Decommission unused cables. Remove or physically disconnect cables for decommissioned systems. An active port connected to a decommissioned cable is a potential entry point.

Typical audit evidence

Auditors typically expect the following evidence for A.7.12:

  • Cabling plan — documented cable routes, labelling scheme and separation measures (link to Physical Security Policy in the Starter Kit)
  • Cable register — list of all cables with IDs, endpoints, type and status
  • Inspection records — documentation of periodic cable-route inspections
  • Access logs for cable rooms — evidence that cable rooms are controlled
  • Photographs — showing cable separation, labelling and protection measures
  • Decommissioning records — evidence that unused cables are removed or disconnected

KPI

% of critical cabling with documented physical protection measures

Measured as a percentage: how many of your critical cable routes (those carrying production network traffic or primary power) are documented, labelled, physically protected and regularly inspected? Target: 100%. Organizations undergoing their first structured cabling audit typically start at 40–60%.

Supplementary KPIs:

  • % of cables with labels at both ends
  • Number of undocumented cables found during inspections
  • Number of cable-related incidents (accidental disconnection, damage) per year
  • % of cable rooms with controlled access and logging

BSI IT-Grundschutz

A.7.12 maps primarily to BSI INF.12 (Cabling):

  • INF.12.A2 (Planning of cabling) — requires documented planning of all cable routes before installation.
  • INF.12.A5 (Requirements-based selection of cable types) — cable types must match the security requirements (shielded, fiber, armored).
  • INF.12.A10 (Protection of cabling distribution rooms) — cable rooms must be physically secured with controlled access.
  • INF.12.A11 (Regular inspection of cable management) — periodic inspection of cable routes and infrastructure.
  • INF.12.A15 (Use of cable management systems) — structured cable-management systems for larger installations.
  • INF.12.A17 (Electromagnetic protection of cabling) — shielding requirements for environments with electromagnetic interference risks.
  • INF.1.A13 (Regulations for areas with special security needs) — additional cabling requirements for high-security zones.
  • INF.2.A23 (Secure cabling in the data center) — specific requirements for data-center cabling.
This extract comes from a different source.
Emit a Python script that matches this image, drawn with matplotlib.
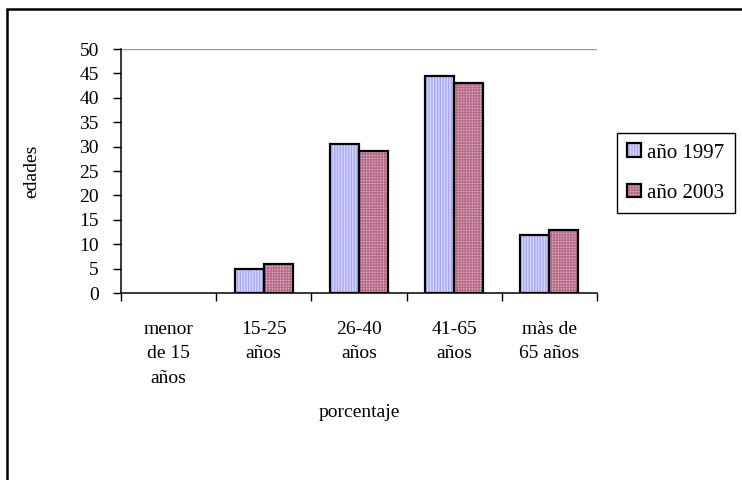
import matplotlib.pyplot as plt
import numpy as np
from matplotlib.patches import Rectangle, Patch

categorias = ["menor\nde 15\naños", "15-25\naños", "26-40\naños", "41-65\naños", "màs de\n65 años"]
valores_1997 = [0, 5, 30.5, 44.5, 11.8]
valores_2003 = [0, 6, 29, 43, 13]
series = ["año 1997", "año 2003"]

plt.rcParams["font.family"] = ["Liberation Serif", "DejaVu Serif"]
plt.rcParams["hatch.linewidth"] = 1.0

fig = plt.figure(figsize=(7.42, 4.8), dpi=100)
ax = fig.add_axes([121 / 742, 1 - 293 / 480, 476 / 742, 244 / 480])

x = np.arange(len(categorias))
w = 0.305

estilo_1997 = dict(color="#d6d6ff", edgecolor="#a8a8f4", hatch="||||||")
estilo_2003 = dict(color="#e2bccb", edgecolor="#b86c8c", hatch="++++++")

ax.bar(x - w / 2, valores_1997, w, linewidth=0, zorder=2, **estilo_1997)
e1 = ax.bar(x - w / 2, valores_1997, w, fill=False, edgecolor="black", linewidth=1.6, zorder=3)
ax.bar(x + w / 2, valores_2003, w, linewidth=0, zorder=2, **estilo_2003)
e2 = ax.bar(x + w / 2, valores_2003, w, fill=False, edgecolor="black", linewidth=1.6, zorder=3)

# empty bars leave no outline on the axis
for cont, vals in ((e1, valores_1997), (e2, valores_2003)):
    for p, v in zip(cont, vals):
        if v == 0:
            p.set_linewidth(0)

ax.set_xlim(-0.5, len(categorias) - 0.5)
ax.set_ylim(0, 50)
ax.set_yticks(np.arange(0, 51, 5))
ax.tick_params(axis="y", labelsize=14, length=6, width=1, direction="out", pad=10)

ax.set_xticks(x)
ax.set_xticklabels(categorias, fontsize=14, linespacing=1.58, va="top")
ax.set_xticks(np.arange(-0.5, len(categorias)), minor=True)
ax.tick_params(axis="x", which="major", length=0, pad=20)
ax.tick_params(axis="x", which="minor", length=6, width=1, direction="out")

ax.spines["top"].set_visible(False)
ax.spines["right"].set_visible(False)
ax.spines["left"].set_linewidth(1.1)
ax.spines["bottom"].set_linewidth(1.1)
ax.axhline(50, color="#999999", linewidth=1, zorder=1)

ax.set_ylabel("edades", fontsize=14, labelpad=28)
ax.set_xlabel("porcentaje", fontsize=14, labelpad=12)

handles = []
for est in (estilo_1997, estilo_2003):
    relleno = Patch(facecolor=est["color"], edgecolor=est["edgecolor"], hatch=est["hatch"], linewidth=0)
    borde = Patch(fill=False, edgecolor="black", linewidth=1.6)
    handles.append((relleno, borde))

leg = fig.legend(handles, series,
                 loc="upper left", bbox_to_anchor=(617 / 742, 1 - 133 / 480),
                 fontsize=15, frameon=True, fancybox=False, framealpha=1,
                 edgecolor="black", handlelength=0.65, handleheight=0.65,
                 handletextpad=0.3, labelspacing=1.0, borderpad=0.5,
                 borderaxespad=0)
leg.get_frame().set_linewidth(1.0)

fig.patches.append(Rectangle((7 / 742, -0.1), 1.1, 1.1 - 9 / 480, transform=fig.transFigure,
                             fill=False, edgecolor="black", linewidth=1.8))

fig.savefig("out.png", dpi=100)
A.7.12 supports the utility and equipment infrastructure:

Additional connections: A.7.1 (Perimeters — cables crossing perimeter boundaries), A.7.5 (Environmental threats — fire-rated cable penetrations) and A.8.20 (Network security).

Sources

Frequently asked questions

Why does cabling need its own control?

Cables carry the data and power that all other controls depend on. A compromised network cable can be tapped for eavesdropping. A damaged power cable can cause an outage. Poorly separated power and data cables can cause electromagnetic interference. Cabling is infrastructure that is easy to overlook but critical to protect.

Should power and data cables be separated?

Yes. Power cables generate electromagnetic fields that can interfere with data cables, causing signal degradation or data errors. The standard recommends physical separation — running power and data cables in separate trays, ducts or conduits. The minimum separation distance depends on cable types and shielding.

Do I need fiber optic cables for security?

Fiber optic cables are more difficult to tap than copper cables and are immune to electromagnetic interference. For high-security environments or cable runs that pass through uncontrolled areas, fiber optics provide an additional layer of protection. For most office environments, shielded copper cabling with proper access control over cable routes is sufficient.